Friday, February 10, 2006


News Item:

Erez guards to receive trips to Europe, Eilat

The civilian security guards who were on duty at the time of the attack on the Erez crossing Thursday morning, as well as Givati Brigade soldiers who participated in the gun battle, will be awarded a trip to Eilat with their partners, Eli Orgad the owner of the White Snow Security company told The Jerusalem Post.

"All those who were on duty in the morning will receive a holiday for two in Eilat, all expenses paid," he said.

On hearing of the attack, Orgad arrived at the site accompanied by a psychologist, who was on hand to speak to the guards and assist them, he said.

"There are not enough words to praise their actions and their rapid response," he said referring to his employees.

Hadass Markovitch and Amos Segev, two guards who helped to kill the terrorists, will receive a trip for two to Europe, at a destination of their choice, said Orgad.

The company was established 25 years ago, and last month started operating at the crossing.

Currently 100 security guards are deployed at the crossing, but in the future the number will swell to 200, he said.

"Since our arrival at the crossing, the Palestinians are aware of the changes in the security detail and know we mean business," he said.

That last line... what does
that mean?

Could it be that the enemy is more frightened of private security firms than they are of the much lauded IDF? Is the posting of private guards more of a deterrent against terrorism?

Here we have a clear, concise answer for those who worry about who will defend our villages in Judea and the Shomron after secession.

And what an incentive they offer to their soldiers: trips to Eilat and Europe! It makes the state's custom of awarding cheap brass medals attached to pieces of colored schmatah seem pretty niggardly.
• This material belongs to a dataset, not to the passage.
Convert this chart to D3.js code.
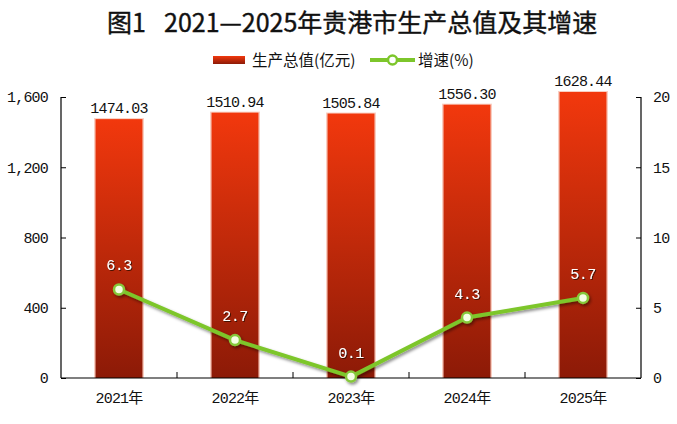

proud of my country said...

Whatever happened to national pride? Soldiers should be proud to defend their country.

Uri DeYoung said...

Everyone should be proud to defend his land. In fact, he should be proud to do a good job at whatever vocation he chooses. I'm proud of the work that I do for my employer. But, if I came home to my wife one evening with a medal from the boss... well, I can just imagine her reaction. If someone is proud to where a medal, that's great. But, a little "pat on the back from the invisible hand" is nice, too.